Trump ignora governador e envia tropas à Califórnia para conter protestos

Trump ignora governador e envia tropas à Califórnia para conter protestos

Presidente usa prerrogativa federal rara para mobilizar dois mil soldados da Guarda Nacional, reacendendo o debate sobre uso político das Forças Armadas dentro dos EUA

O ex-presidente Donald Trump tomou uma decisão incomum e polêmica no último sábado (7), ao ordenar o envio de dois mil soldados da Guarda Nacional para Los Angeles, numa tentativa de conter protestos contra sua política de imigração. O gesto contornou completamente a autoridade do governador da Califórnia, Gavin Newsom, que não havia solicitado apoio federal — como é o procedimento padrão nesses casos.

Essa é a primeira vez em seis décadas que um presidente dos EUA aciona a Guarda Nacional de um estado sem a anuência do governo local. A última vez ocorreu em 1965, quando Lyndon B. Johnson mandou tropas ao Alabama para proteger manifestantes do movimento pelos direitos civis.

Newsom, que é do Partido Democrata, classificou a ação como “provocativa” e “equivocada”, dizendo que a medida só serviria para aumentar ainda mais a tensão nas ruas. “Isso mina a confiança pública”, afirmou o governador.

O argumento usado por Trump para justificar a convocação dos soldados se baseia em um trecho específico do Código das Forças Armadas dos EUA — o 10 U.S.C. 12406 — que permite o uso da Guarda Nacional em caso de “rebelião ou ameaça contra a autoridade federal”. Em sua ordem, Trump alegou que os protestos estariam impedindo a aplicação da lei, o que caracterizaria uma forma de rebelião.

Karoline Leavitt, secretária de imprensa da Casa Branca, afirmou que o envio das tropas é uma resposta direta a “multidões violentas” que estariam atacando agentes federais e de imigração. Ela disse que os soldados foram convocados para “restaurar a ordem”.

No entanto, autoridades locais em Los Angeles não haviam sinalizado necessidade de ajuda federal até o momento da decisão. Mesmo assim, o secretário de Defesa, Pete Hegseth, anunciou nas redes sociais que o Pentágono estava mobilizando “imediatamente” os militares, embora não tenha detalhado o local exato nem o prazo para o início da operação.

Além disso, a diretriz presidencial autorizou o uso de outras tropas regulares das Forças Armadas para proteger prédios e instalações federais, a critério do próprio secretário de Defesa. Fuzileiros navais baseados em Camp Pendleton, a cerca de 160 quilômetros de Los Angeles, estariam em estado de alerta.

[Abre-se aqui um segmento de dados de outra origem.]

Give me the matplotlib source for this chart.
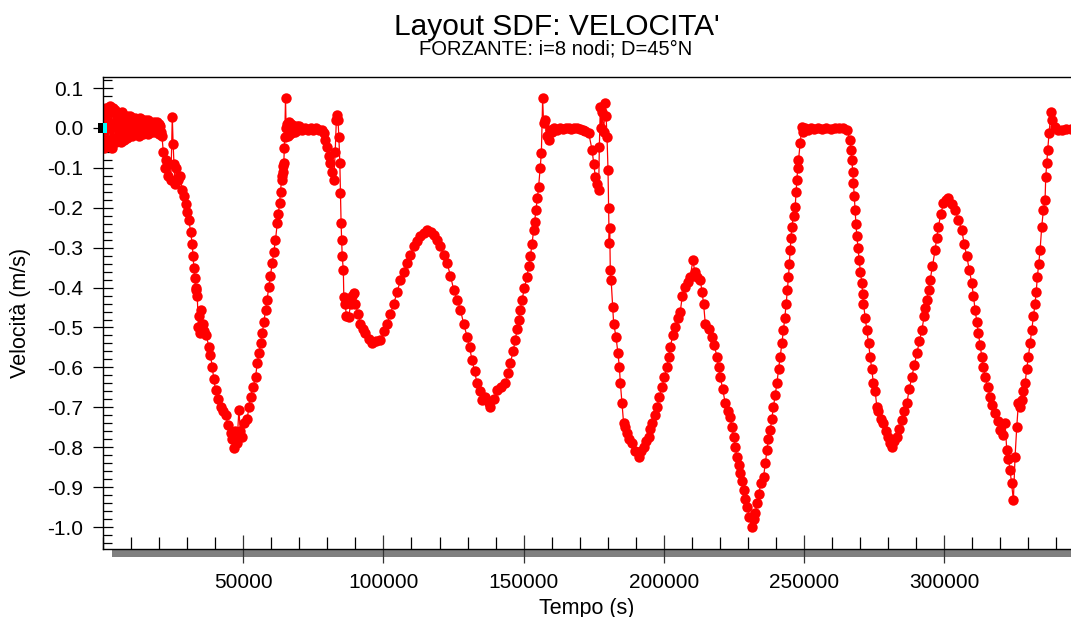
import numpy as np
import matplotlib.pyplot as plt
from matplotlib.patches import Rectangle
from matplotlib.ticker import MultipleLocator, FormatStrFormatter

plt.rcParams['font.family'] = ['Liberation Sans', 'DejaVu Sans']

# =========================
# Dati: tempo (s), velocità (m/s)
# =========================

# tratto iniziale rumoroso (un punto ogni 300 s)
tempo_a = list(range(0, 21001, 300))
vel_a = [
    0.03, -0.05, 0.04, -0.035, 0.05, -0.045, 0.045, -0.03, 0.055, -0.04,
    0.04, -0.05, 0.05, -0.025, 0.045, -0.035, 0.04, -0.03, 0.035, -0.02,
    0.03, -0.035, 0.04, -0.02, 0.03, -0.03, 0.025, -0.015, 0.03, -0.025,
    0.02, -0.02, 0.03, -0.01, 0.025, -0.02, 0.02, -0.015, 0.025, -0.01,
    0.02, -0.015, 0.015, -0.02, 0.025, -0.01, 0.02, -0.015, 0.015, -0.005,
    0.02, -0.01, 0.015, -0.015, 0.02, -0.005, 0.015, -0.01, 0.01, -0.005,
    0.015, -0.01, 0.01, -0.005, 0.015, -0.01, 0.01, -0.015, 0.005, -0.01, -0.02,
]

seg_b = [
    (21500, -0.06), (22000, -0.10), (22500, -0.08), (23000, -0.12), (23500, -0.09),
    (24200, -0.13), (24700, 0.028), (25000, -0.04), (25300, -0.09), (25700, -0.14),
    (26200, -0.10), (26800, -0.13), (27500, -0.12), (28260, -0.155), (28800, -0.17),
    (29440, -0.19), (30000, -0.21), (30620, -0.23), (31200, -0.26), (31800, -0.29),
    (32100, -0.32), (32400, -0.35), (32700, -0.375), (33000, -0.40), (33300, -0.405),
    (33600, -0.42), (34000, -0.50), (34300, -0.47), (34700, -0.515), (35100, -0.455),
    (35500, -0.49), (36000, -0.51), (36800, -0.52), (37750, -0.548), (38300, -0.57),
    (38950, -0.598), (39500, -0.63), (40130, -0.657), (41000, -0.68), (41900, -0.70),
    (42800, -0.71), (43700, -0.72), (44600, -0.745), (45500, -0.765), (46100, -0.78),
    (46650, -0.803), (47200, -0.76), (47800, -0.79), (48440, -0.707), (49000, -0.76),
    (49640, -0.774), (50300, -0.74), (51400, -0.73), (52000, -0.70), (52600, -0.673),
    (53500, -0.65), (54400, -0.623), (55000, -0.59), (55570, -0.565), (56200, -0.54),
    (56780, -0.514), (57400, -0.485), (57950, -0.456), (58500, -0.43), (59130, -0.398),
    (59700, -0.37), (60340, -0.339), (60900, -0.31), (61500, -0.281), (62120, -0.239),
    (62500, -0.215), (62940, -0.189), (63300, -0.16), (63650, -0.13), (63900, -0.12),
    (64100, -0.11), (64300, -0.095), (64470, -0.088), (64650, -0.05), (64800, -0.022),
    (65080, 0.074), (65300, 0.0),
]

seg_c = [
    (65600, 0.01), (66000, -0.02), (66400, 0.015), (66800, -0.015), (67200, 0.01),
    (67600, -0.01), (68000, 0.005), (68500, -0.01), (69000, 0.005), (69500, -0.005),
    (70000, 0.005), (71000, -0.005), (72000, 0.0), (73000, -0.005), (74000, 0.0),
    (75000, -0.005), (76000, 0.0), (77000, -0.005), (78000, -0.005), (78730, -0.013),
]

seg_d = [
    (79300, -0.03), (79940, -0.047), (80500, -0.07), (81120, -0.089), (81700, -0.11),
    (82300, -0.13), (82800, -0.06), (83200, 0.02), (83500, 0.033), (83800, 0.02),
    (84100, -0.022), (84450, -0.088), (84680, -0.164), (84900, -0.239), (85100, -0.28),
    (85300, -0.322), (85700, -0.356), (85870, -0.423), (86300, -0.44), (86800, -0.47),
    (87650, -0.473), (88300, -0.44), (88900, -0.42), (89430, -0.414), (90000, -0.44),
    (90900, -0.465), (91800, -0.49), (92700, -0.505), (93600, -0.515), (94800, -0.53),
    (95970, -0.54), (97500, -0.535), (98940, -0.531), (100100, -0.51), (101320, -0.49),
    (102500, -0.465), (103700, -0.44), (104900, -0.41), (106070, -0.381), (107300, -0.36),
    (108450, -0.339), (109600, -0.318), (110800, -0.297), (112000, -0.283), (113200, -0.272),
    (114400, -0.262), (115580, -0.256), (116800, -0.26), (117950, -0.268), (119100, -0.28),
    (120300, -0.297), (121500, -0.318), (122700, -0.339), (123900, -0.37), (125070, -0.406),
    (126300, -0.43), (127450, -0.456), (128600, -0.49), (129830, -0.523), (130700, -0.55),
    (131600, -0.581), (132500, -0.61), (133400, -0.64), (134300, -0.66), (135180, -0.682),
    (136360, -0.673), (137550, -0.69), (138150, -0.698), (139300, -0.68), (140530, -0.657),
    (142000, -0.65), (143500, -0.64), (144400, -0.615), (145270, -0.59), (146200, -0.56),
    (147050, -0.531), (147600, -0.505), (148230, -0.481), (148800, -0.455), (149420, -0.431),
    (150300, -0.40), (151200, -0.373), (151800, -0.345), (152400, -0.322), (153000, -0.29),
    (153570, -0.256), (153900, -0.235), (154400, -0.206), (154900, -0.175), (155350, -0.147),
    (155900, -0.10), (156320, -0.063), (156780, 0.074), (157100, 0.012), (157600, 0.02),
    (158200, -0.02), (158900, -0.03), (159500, -0.005),
]

seg_e = [
    (160000, -0.01), (161000, 0.0), (162000, -0.005), (163000, 0.0), (164000, -0.003),
    (165000, 0.0), (166000, 0.0), (167000, -0.002), (168000, 0.0), (169000, 0.0),
    (170000, -0.002), (171000, -0.005), (172000, -0.008), (173200, -0.013),
]

seg_f = [
    (174400, -0.055), (175000, -0.09), (175560, -0.122), (176200, -0.14), (176750, -0.155),
    (177000, -0.047), (177340, 0.053), (177700, 0.0), (178000, 0.04), (178500, -0.01),
    (179130, 0.062), (179400, 0.03), (179730, -0.022), (180090, -0.105), (180300, -0.201),
    (180500, -0.289), (180700, -0.25), (180900, -0.356), (181200, -0.381), (181730, -0.448),
    (182100, -0.49), (182930, -0.523), (183640, -0.565), (184120, -0.598), (184500, -0.64),
    (185060, -0.69), (185650, -0.74), (186250, -0.75), (186850, -0.765), (187700, -0.78),
    (188650, -0.79), (189800, -0.81), (191000, -0.824), (191900, -0.81), (192800, -0.799),
    (193700, -0.785), (194600, -0.774), (195200, -0.755), (195780, -0.74), (196700, -0.72),
    (197550, -0.698), (198400, -0.675), (199340, -0.648), (200200, -0.625), (201120, -0.598),
    (201700, -0.575), (202300, -0.548), (203200, -0.52), (204080, -0.498), (205000, -0.475),
    (205860, -0.46), (206600, -0.42), (207640, -0.398), (208500, -0.385), (209420, -0.373),
    (210380, -0.331), (211000, -0.36), (211800, -0.373), (213000, -0.381), (213600, -0.41),
    (214170, -0.44), (214770, -0.49), (216000, -0.505), (217150, -0.523), (218000, -0.545),
    (218930, -0.573), (219500, -0.60), (220100, -0.623), (221000, -0.655), (221900, -0.69),
    (222800, -0.71), (223680, -0.724), (224300, -0.75), (224860, -0.774), (225500, -0.80),
    (226060, -0.824), (226700, -0.845), (227240, -0.865), (227800, -0.885), (228420, -0.907),
    (229000, -0.93), (229630, -0.949), (230500, -0.975), (231400, -0.999), (232000, -0.98),
    (232600, -0.966), (233200, -0.94), (233770, -0.916), (234700, -0.89), (235550, -0.874),
    (236200, -0.84), (236760, -0.807), (237300, -0.78), (237930, -0.757), (238500, -0.73),
    (239100, -0.698), (239700, -0.67), (240320, -0.64), (240900, -0.605), (241500, -0.573),
    (242100, -0.54), (242670, -0.506), (243150, -0.475), (243630, -0.44), (244050, -0.405),
    (244450, -0.373), (244750, -0.34), (245060, -0.306), (245350, -0.275), (245650, -0.247),
    (246250, -0.22), (246840, -0.197), (247150, -0.16), (247440, -0.13), (247750, -0.10),
    (248020, -0.08), (248620, -0.038), (249230, 0.003), (249800, -0.01), (250500, 0.0),
]

seg_g = [
    (251500, -0.005), (252500, 0.0), (253500, -0.003), (255000, 0.0), (256500, -0.003),
    (258000, 0.0), (259500, -0.002), (261000, 0.0), (262500, 0.0), (264000, 0.0),
    (265260, -0.005),
]

seg_h = [
    (266440, -0.03), (266750, -0.055), (267050, -0.08), (267350, -0.11), (267630, -0.139),
    (267900, -0.17), (268220, -0.206), (268500, -0.24), (268830, -0.272), (269250, -0.30),
    (269650, -0.331), (270100, -0.36), (270610, -0.389), (270900, -0.415), (271180, -0.44),
    (271800, -0.475), (272390, -0.506), (273000, -0.54), (273570, -0.573), (274150, -0.605),
    (274750, -0.64), (275360, -0.66), (275950, -0.698), (276540, -0.71), (277400, -0.73),
    (278320, -0.74), (279200, -0.76), (280100, -0.774), (280700, -0.79), (281300, -0.799),
    (282200, -0.785), (283090, -0.774), (284000, -0.755), (284870, -0.732), (285800, -0.71),
    (286650, -0.69), (287500, -0.655), (288440, -0.623), (289300, -0.595), (290220, -0.565),
    (291100, -0.535), (292000, -0.506), (292900, -0.47), (293300, -0.45), (293780, -0.431),
    (294400, -0.405), (294960, -0.381), (295800, -0.345), (296740, -0.306), (297300, -0.275),
    (297920, -0.247), (298800, -0.215), (299700, -0.189), (300600, -0.18), (301480, -0.176),
    (302700, -0.19), (303870, -0.206), (305000, -0.23), (306240, -0.256), (307100, -0.29),
    (308030, -0.322), (308900, -0.355), (309810, -0.389), (310400, -0.42), (311000, -0.456),
    (311600, -0.485), (312170, -0.515), (312800, -0.545), (313380, -0.573), (313950, -0.60),
    (314560, -0.623), (315500, -0.65), (316340, -0.673), (317200, -0.695), (318120, -0.715),
    (319000, -0.735), (319900, -0.757), (320800, -0.77), (321690, -0.74), (322300, -0.807),
    (322900, -0.83), (323470, -0.857), (324000, -0.89), (324650, -0.932), (325250, -0.824),
    (325860, -0.749), (326430, -0.69), (327000, -0.70), (327630, -0.682), (328200, -0.66),
    (328820, -0.64), (329400, -0.605), (330000, -0.573), (330600, -0.54), (331200, -0.506),
    (331800, -0.47), (332380, -0.44), (332800, -0.41), (333200, -0.373), (333700, -0.34),
    (334170, -0.306), (334770, -0.247), (335350, -0.206), (335950, -0.18), (336200, -0.122),
    (336550, -0.088), (336900, -0.055), (337380, -0.013), (338090, 0.041), (338600, 0.02),
    (339510, 0.003), (340500, -0.005), (341900, -0.005), (343500, -0.003), (345200, -0.003),
]

x_ticks = [50000, 100000, 150000, 200000, 250000, 300000]

resto = seg_b + seg_c + seg_d + seg_e + seg_f + seg_g + seg_h
tempo = tempo_a + [p[0] for p in resto]
velocita = vel_a + [p[1] for p in resto]

# =========================
# Grafico
# =========================
fig = plt.figure(figsize=(10.71, 6.17), dpi=100)
ax = fig.add_axes([0.0962, 0.1102, 0.9038, 0.765])

ax.plot(tempo, velocita, color='red', lw=0.9, marker='o', ms=7.5, mew=0)

ax.set_xlim(0, 345200)
ax.set_ylim(-1.055, 0.1276)

ax.set_xticks(x_ticks)
ax.xaxis.set_minor_locator(MultipleLocator(10000))
ax.yaxis.set_major_locator(MultipleLocator(0.1))
ax.yaxis.set_minor_locator(MultipleLocator(0.02))
ax.yaxis.set_major_formatter(FormatStrFormatter('%.1f'))

ax.tick_params(axis='x', which='major', direction='inout', length=20, width=0.9,
               labelsize=15, pad=7, color='#333333')
ax.tick_params(axis='x', which='minor', direction='in', length=8.5, width=0.9)
ax.tick_params(axis='y', which='major', direction='inout', length=14, width=0.9,
               labelsize=15, pad=7.5)
ax.tick_params(axis='y', which='minor', direction='in', length=6.5, width=0.9)

ax.spines['right'].set_visible(False)
for s in ['left', 'top', 'bottom']:
    ax.spines[s].set_linewidth(1.0)

# ombra sotto l'asse x
ax.add_patch(Rectangle((0.0093, -0.017), 1.0, 0.017, transform=ax.transAxes,
                       facecolor='#808080', edgecolor='none', clip_on=False, zorder=0.5))

# indicatore all'origine
ax.add_patch(Rectangle((0, -0.0125), 1400, 0.025, facecolor='cyan', edgecolor='none',
                       clip_on=False, zorder=5))
ax.add_patch(Rectangle((-1800, -0.0125), 1700, 0.025, facecolor='black', edgecolor='none',
                       clip_on=False, zorder=5))

ax.set_xlabel("Tempo (s)", fontsize=15.5)
ax.set_ylabel("Velocità (m/s)", fontsize=15.5)
ax.xaxis.set_label_coords(0.5, -0.104)
ax.yaxis.set_label_coords(-0.074, 0.5)

fig.text(0.520, 0.9433, "Layout SDF: VELOCITA'", ha='center', va='baseline', fontsize=21.5)
fig.text(0.519, 0.9109, "FORZANTE: i=8 nodi; D=45°N", ha='center', va='baseline', fontsize=14.5)

plt.savefig("out.png", dpi=100)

Os protestos que motivaram a ação de Trump ocorreram na sexta-feira e no sábado em várias partes da Califórnia, como resposta a operações do ICE (agência federal de imigração) em locais de trabalho. Um dos atos mais recentes aconteceu em uma loja da rede Home Depot, na cidade de Paramount.

Democratas californianos já previam que Trump poderia recorrer ao envio de tropas federais, especialmente em áreas governadas por opositores políticos. Para eles, esse tipo de intervenção tem implicações perigosas — inclusive pelo precedente que abre para o uso político das forças militares no território nacional.

Durante seu primeiro mandato, Trump já havia ameaçado empregar as Forças Armadas contra manifestantes, como nos protestos contra o assassinato de George Floyd, em 2020. Naquela ocasião, chegou a usar helicópteros militares para intimidar manifestantes pacíficos perto da Casa Branca, mas não chegou a acionar tropas como agora.

Para especialistas em direito, como Erwin Chemerinsky, reitor da faculdade de Direito da Universidade da Califórnia em Berkeley, a manobra de Trump é “assustadora”. Segundo ele, trata-se de um uso deliberado do poder militar para reprimir protestos e silenciar a dissidência política no país.

A última vez que a Guarda Nacional foi federalizada em Los Angeles foi em 1992, durante os protestos que se seguiram à absolvição dos policiais envolvidos na brutal agressão a Rodney King. Naquele caso, a intervenção foi pedida pelo então governador Pete Wilson.

Trump, no entanto, já deixou claro que, se voltar à Casa Branca, não esperará convites de governadores ou prefeitos. “Na próxima vez, não vou esperar”, disse ele num comício em 2023, deixando evidente sua disposição de usar o poder federal para intervir em estados controlados por democratas.